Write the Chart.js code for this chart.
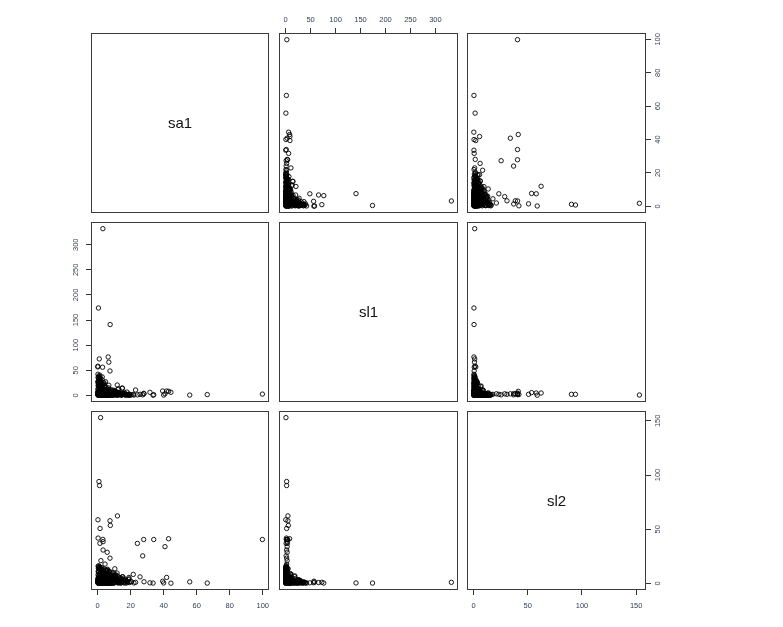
<!DOCTYPE html>
<html><head><meta charset="utf-8">
<script src="https://cdn.jsdelivr.net/npm/chart.js@4.4.0/dist/chart.umd.min.js"></script>
<style>
html,body{margin:0;padding:0;background:#fff;width:783px;height:627px;overflow:hidden}
canvas{position:absolute;left:0;top:0}
</style></head><body>
<div id="wrap"></div>
<script>
// ---- data (one observation per index) ----
const varNames = ['sa1', 'sl1', 'sl2'];

const sa1 = [
  // outlying observations
  99.8,66.4,55.8,44.4,43.0,40.8,41.8,40.0,39.4,34.0,27.9,27.3,24.1,33.6,31.7,25.7,23.0,28.1,12.0,7.7,
  7.5,1.5,0.2,1.2,0.8,1.8,0.3,3.2,3.3,3.3,5.8,7.5,2.0,4.5,3.2,0.5,7.6,1.0,6.4,6.8,
  7.5,0.2,3.0,2.8,0.1,4.8,6.8,15.0,11.9,14.9,21.6,19.0,10.4,1.4,
  // dense core
  0.5,1.2,2.0,3.1,4.0,5.2,6.1,7.0,0.8,1.5,2.6,3.8,4.7,5.9,6.8,7.6,0.2,1.0,1.9,2.8,
  3.5,4.4,5.5,6.5,7.3,0.6,1.4,2.3,3.3,4.2,5.0,6.0,7.8,0.3,1.1,2.1,2.9,3.9,4.9,5.7,
  6.6,0.9,1.7,2.5,3.6,4.5,5.4,6.3,7.1,0.1,1.3,2.2,3.0,4.1,5.1,6.2,0.4,1.6,2.7,3.4,
  // larger sa1
  8.2,8.9,9.5,10.1,10.8,11.4,12.0,12.7,13.3,14.0,14.6,15.3,16.0,16.8,17.5,18.2,19.0,19.8,8.5,9.2,
  10.5,11.8,13.0,14.3,15.8,17.0,9.8,12.3,20.5,22.0,
  // larger sl1
  1.0,4.5,2.2,6.0,0.4,3.5,1.6,5.2,0.8,2.9,4.1,0.3,1.9,3.3,0.6,2.4,1.2,3.8,0.2,2.0,
  1.5,0.5,2.7,0.9,1.8,0.3,1.1,0.6,1.4,0.2,
  // larger sl2
  2.0,6.5,0.8,4.2,7.5,1.5,3.6,5.8,0.4,2.8,6.0,1.2,3.9,0.6,2.3,1.0,0.3,8.5,5.0,2.5,
  7.2,0.9,4.5,1.8,3.0,9.5,0.5,5.5,1.5,0.7,
  // mixed
  5.5,6.8,8.0,9.4,10.6,12.1,13.5,4.6,7.2,11.0,14.8,16.2,3.0,8.8,10.0,6.0,12.8,15.0,17.8,18.8,
  // more core
  0.3,1.7,2.4,0.9,3.6,5.1,2.2,7.8,9.6,11.2,1.1,4.3,6.2,13.1,15.6,0.6,2.9,8.3,10.2,12.6,
  3.1,0.2,5.6,7.1,14.2,16.5,1.9,4.8,9.1,18.1,0.5,2.6,6.7,11.9,3.3,1.4,8.7,5.3,13.8,0.8,
  2.1,4.0,6.9,10.9,17.2,1.2,3.8,7.4,12.2,19.2,
  // sl1 tail
  2.6,0.9,3.4,1.7,4.9,0.6,2.8,1.3,0.4,1.0,8.9,6.3,5.4,2.1,3.0,1.2,0.7,2.3,0.9,0.5,
  11.5,7.3,4.2,6.6,1.4,3.7,0.3,1.6,9.8,5.1,
  // extra core
  0.7,2.3,4.6,1.1,3.2,6.4,0.4,5.3,8.1,1.9,2.8,0.2,7.0,3.9,1.5,9.2,0.9,4.2,2.0,5.9,
  1.3,3.5,0.6,6.8,2.5,8.6,0.3,4.8,1.7,3.0,7.7,0.8,5.6,2.2,9.9,1.0,3.7,0.5,6.1,2.7
];

const sl1 = [
  2.4,1.5,0.5,6.0,8.0,3.0,8.5,0.5,8.6,1.3,4.0,1.0,1.0,0.2,6.0,2.0,10.6,3.0,4.6,5.4,
  4.6,2.0,0.2,2.0,2.0,0.6,1.5,4.0,3.0,2.0,3.0,2.0,3.0,2.0,332,174,141,72.5,76.4,66,
  48.5,58,56,36.6,56.6,27,20,14,20.6,14.6,2.0,1.0,5.0,3.5,
  0.5,1.0,2.5,0.2,3.0,1.5,4.0,0.8,2.0,5.5,0.3,1.8,6.0,2.7,0.6,3.5,7.5,1.2,4.2,0.9,
  2.2,5.0,0.4,3.2,1.6,6.5,2.9,0.7,4.8,1.1,7.0,0.1,2.4,3.8,0.6,5.8,1.4,2.1,0.8,4.5,
  1.9,3.0,7.8,0.5,2.6,6.2,1.0,3.6,0.3,4.0,2.3,0.9,5.2,1.7,3.3,0.2,6.8,1.3,2.8,0.7,
  3.0,6.5,1.2,9.0,2.5,7.0,0.5,5.5,1.8,4.0,0.8,3.2,2.0,0.4,1.5,0.9,2.6,0.3,11.0,4.5,
  8.0,2.2,6.0,1.0,3.8,0.6,10.0,12.0,1.2,0.5,
  8.5,9.5,10.5,11.5,12.5,13.5,14.5,15.5,16.5,17.5,18.5,19.5,20.5,21.5,22.5,23.5,24.5,25.5,26.5,27.5,
  28.5,29.5,31.0,32.5,34.0,35.5,37.0,38.5,40.0,42.0,
  1.0,0.3,2.5,1.6,0.5,3.4,0.8,2.0,1.2,0.4,2.8,0.7,1.5,3.0,0.2,1.8,0.9,0.6,2.2,1.0,
  0.3,2.6,1.4,0.5,3.6,0.8,1.7,0.4,2.4,1.1,
  4.5,2.0,6.8,1.0,3.6,0.5,2.2,9.5,1.4,4.0,0.7,5.5,3.0,0.9,7.5,1.8,13.0,2.5,6.5,0.4,
  1.2,0.4,2.0,6.3,0.8,1.5,0.6,3.4,2.2,0.3,1.1,4.6,7.2,0.9,2.5,0.5,9.2,1.8,0.7,3.1,
  0.2,12.5,1.3,5.8,0.6,2.8,0.4,15.8,1.0,0.8,0.3,3.9,8.8,1.6,0.5,1.9,4.2,0.7,2.3,18.5,
  6.0,22.8,0.9,2.6,1.4,0.3,0.8,11.2,1.7,0.5,
  5.2,6.8,9.8,12.2,15.0,18.2,21.0,24.8,28.0,33.0,4.6,7.7,10.8,13.9,16.8,19.9,23.2,26.0,30.2,36.0,
  5.9,8.4,11.2,14.8,17.9,22.1,25.2,29.0,7.1,9.1,
  3.3,0.6,1.9,8.2,0.3,2.4,5.1,0.9,1.3,11.8,0.4,6.7,2.9,0.2,14.2,1.6,4.3,0.7,9.6,2.1,
  0.5,7.4,3.6,1.0,17.0,0.3,5.5,1.4,12.9,0.8,2.2,6.1,0.6,3.8,1.1,10.4,0.4,4.9,1.8,0.2
];

const sl2 = [
  40.5,0.3,1.4,0.2,41.2,33.9,5.5,0.4,2.0,40.5,40.5,25.4,36.9,0.3,0.5,6.0,1.0,1.5,62.3,53.5,
  57.8,50.7,58.7,90.3,94.0,153.0,41.8,40.6,38.5,30.8,28.7,23.3,21.0,17.8,1.0,0.3,0.4,1.0,0.3,0.8,
  0.5,1.2,0.6,1.0,2.0,3.0,2.0,1.5,2.5,1.0,8.3,5.5,13.5,37.0,
  0.3,2.1,0.8,4.0,1.2,0.5,2.8,5.5,1.5,0.2,3.2,0.9,1.8,4.6,0.4,2.4,1.0,5.8,0.6,3.6,
  1.4,0.3,2.6,0.8,4.2,1.7,0.5,3.0,1.1,5.2,0.7,2.2,0.2,3.8,1.3,0.6,4.8,1.9,2.9,0.4,
  5.0,1.6,0.9,3.4,0.1,2.0,4.4,1.0,0.7,3.1,1.8,5.6,0.5,2.5,0.3,4.1,1.2,2.7,0.6,3.9,
  1.0,4.5,2.2,0.6,7.0,1.8,3.5,0.4,5.2,2.8,1.2,6.0,0.5,3.8,2.0,0.9,4.2,1.5,8.5,0.3,
  3.0,9.5,1.4,4.8,0.7,2.5,6.8,0.8,1.6,0.4,
  0.5,1.8,3.0,0.3,2.2,1.0,3.6,0.6,1.4,2.8,0.2,1.7,0.9,2.4,0.4,1.2,3.2,0.7,1.9,0.3,
  1.0,2.6,0.5,1.5,0.2,0.8,1.3,0.4,0.6,0.3,
  6.2,6.8,7.4,8.0,8.6,9.2,9.8,10.4,11.0,11.6,12.2,12.8,13.4,14.0,14.6,15.2,15.8,6.5,7.7,8.9,
  10.1,11.3,12.5,13.7,7.1,9.5,10.7,12.0,14.3,16.3,
  5.8,8.2,6.5,7.4,5.2,6.8,4.6,9.0,11.2,8.0,3.8,2.6,12.5,9.8,3.2,13.0,2.8,6.2,1.8,3.4,
  2.5,7.2,11.8,4.3,1.1,9.0,13.2,3.6,0.8,5.4,14.8,6.1,2.2,1.0,3.9,10.5,8.4,0.5,6.6,2.7,
  12.1,4.9,7.7,1.6,0.4,2.3,9.6,0.9,4.1,1.3,13.9,5.7,3.3,0.6,10.8,8.8,2.0,11.3,0.3,6.9,
  1.5,3.1,5.0,7.0,0.2,15.1,9.9,4.5,2.9,0.7,
  1.4,3.8,0.6,2.2,0.9,4.4,1.7,0.3,2.6,0.8,0.4,1.9,5.1,0.7,2.9,1.1,0.5,3.4,1.0,0.6,
  2.1,0.3,1.6,0.9,6.2,0.5,1.3,0.8,0.2,2.4,
  1.9,0.4,3.3,0.8,5.0,1.2,2.6,0.3,4.0,0.6,7.4,1.6,0.2,2.9,0.9,3.7,0.5,6.3,1.1,2.0,
  9.0,0.7,4.6,1.4,0.3,2.4,7.9,0.6,1.8,11.1,0.4,3.1,1.0,5.5,0.8,0.2,8.2,2.2,0.5,3.6
];

const sa1Ticks = [0, 20, 40, 60, 80, 100];
const sl1Ticks = [0, 50, 100, 150, 200, 250, 300];
const sl2Ticks = [0, 50, 100, 150];

// ---- layout ----
const W = 783, H = 627;
const colX = [[91, 269], [279, 458], [467, 646]];
const rowY = [[33, 213], [222, 402], [411, 590]];
const AXIS = 30; // space reserved for a visible axis
const vars = [sa1, sl1, sl2];
const ranges = [[-4, 103.8], [-13.3, 345.3], [-6.1, 159.1]];
const tickSets = [sa1Ticks, sl1Ticks, sl2Ticks];
const FONT = '"Liberation Sans", Arial, sans-serif';
const TICKCOL = '#343d55';

const boxPlugin = {
  id: 'box',
  afterDraw(chart) {
    const a = chart.chartArea, ctx = chart.ctx;
    ctx.save();
    ctx.strokeStyle = '#3c3c3c';
    ctx.lineWidth = 1;
    ctx.strokeRect(Math.round(a.left) + 0.5, Math.round(a.top) + 0.5,
                   Math.round(a.right - a.left) - 1, Math.round(a.bottom - a.top) - 1);
    ctx.restore();
  }
};
const diagPlugin = {
  id: 'diag',
  afterDraw(chart, args, opts) {
    if (!opts || !opts.text) return;
    const a = chart.chartArea, ctx = chart.ctx;
    ctx.save();
    ctx.fillStyle = '#111';
    ctx.font = '15px ' + FONT;
    ctx.textAlign = 'center';
    ctx.textBaseline = 'middle';
    ctx.fillText(opts.text, (a.left + a.right) / 2, (a.top + a.bottom) / 2 + 1);
    ctx.restore();
  }
};

function axisCfg(v, pos, show, isY, pad) {
  return {
    type: 'linear', position: pos, display: show,
    min: ranges[v][0], max: ranges[v][1],
    afterBuildTicks: s => { s.ticks = tickSets[v].map(t => ({ value: t })); },
    afterFit: s => { if (isY) s.width = show ? AXIS : 0; else s.height = show ? AXIS : 0; },
    grid: { display: true, drawOnChartArea: false, drawTicks: true, tickLength: 5,
            tickColor: '#333', lineWidth: 1 },
    border: { display: false },
    ticks: {
      display: true, autoSkip: false, padding: pad, color: TICKCOL,
      font: { family: FONT, size: 7.5 },
      minRotation: isY ? 90 : 0, maxRotation: isY ? 90 : 0,
      crossAlign: isY ? 'center' : 'near',
      callback: val => String(val)
    }
  };
}

const wrap = document.getElementById('wrap');
for (let r = 0; r < 3; r++) {
  for (let c = 0; c < 3; c++) {
    const cv = document.createElement('canvas');
    cv.width = W; cv.height = H;
    cv.style.width = W + 'px'; cv.style.height = H + 'px';
    wrap.appendChild(cv);

    // axes shown on the outer panels, alternating like R's pairs()
    let xPos = 'bottom', xShow = false, yPos = 'left', yShow = false;
    if (r === 2 && (c === 0 || c === 2)) { xPos = 'bottom'; xShow = true; }
    if (r === 0 && c === 1) { xPos = 'top'; xShow = true; }
    if (c === 2 && (r === 0 || r === 2)) { yPos = 'right'; yShow = true; }
    if (c === 0 && r === 1) { yPos = 'left'; yShow = true; }

    const pad = {
      left: colX[c][0] - (yShow && yPos === 'left' ? AXIS : 0),
      right: W - colX[c][1] - (yShow && yPos === 'right' ? AXIS : 0),
      top: rowY[r][0] - (xShow && xPos === 'top' ? AXIS : 0),
      bottom: H - rowY[r][1] - (xShow && xPos === 'bottom' ? AXIS : 0)
    };

    const xPad = xPos === 'top' ? 4 : 6;
    const yPad = yPos === 'left' ? 4 : 1;
    const diag = r === c;
    const data = diag ? [] : vars[c].map((xv, i) => ({ x: xv, y: vars[r][i] }));

    new Chart(cv, {
      type: 'scatter',
      data: {
        datasets: diag ? [] : [{
          data: data,
          pointStyle: 'circle',
          pointRadius: 2.2,
          borderWidth: 0.9,
          borderColor: '#000',
          backgroundColor: 'rgba(0,0,0,0)'
        }]
      },
      options: {
        responsive: false, animation: false, devicePixelRatio: 1, events: [],
        layout: { padding: pad },
        scales: {
          x: axisCfg(c, xPos, xShow, false, xPad),
          y: axisCfg(r, yPos, yShow, true, yPad)
        },
        plugins: {
          legend: { display: false }, tooltip: { enabled: false },
          diag: { text: diag ? varNames[r] : '' }
        }
      },
      plugins: [boxPlugin, diagPlugin]
    });
  }
}
</script>
</body></html>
----
GOAL: Omit the pictures, then repeat exactly each line from the beginning of the listing through the line with "const varNames = ['sa1', 'sl1', 'sl2'];".

SOLUTION BELOW:
Write the Chart.js code for this chart.
<!DOCTYPE html>
<html><head><meta charset="utf-8">
<script src="https://cdn.jsdelivr.net/npm/chart.js@4.4.0/dist/chart.umd.min.js"></script>
<style>
html,body{margin:0;padding:0;background:#fff;width:783px;height:627px;overflow:hidden}
canvas{position:absolute;left:0;top:0}
</style></head><body>
<div id="wrap"></div>
<script>
// ---- data (one observation per index) ----
const varNames = ['sa1', 'sl1', 'sl2'];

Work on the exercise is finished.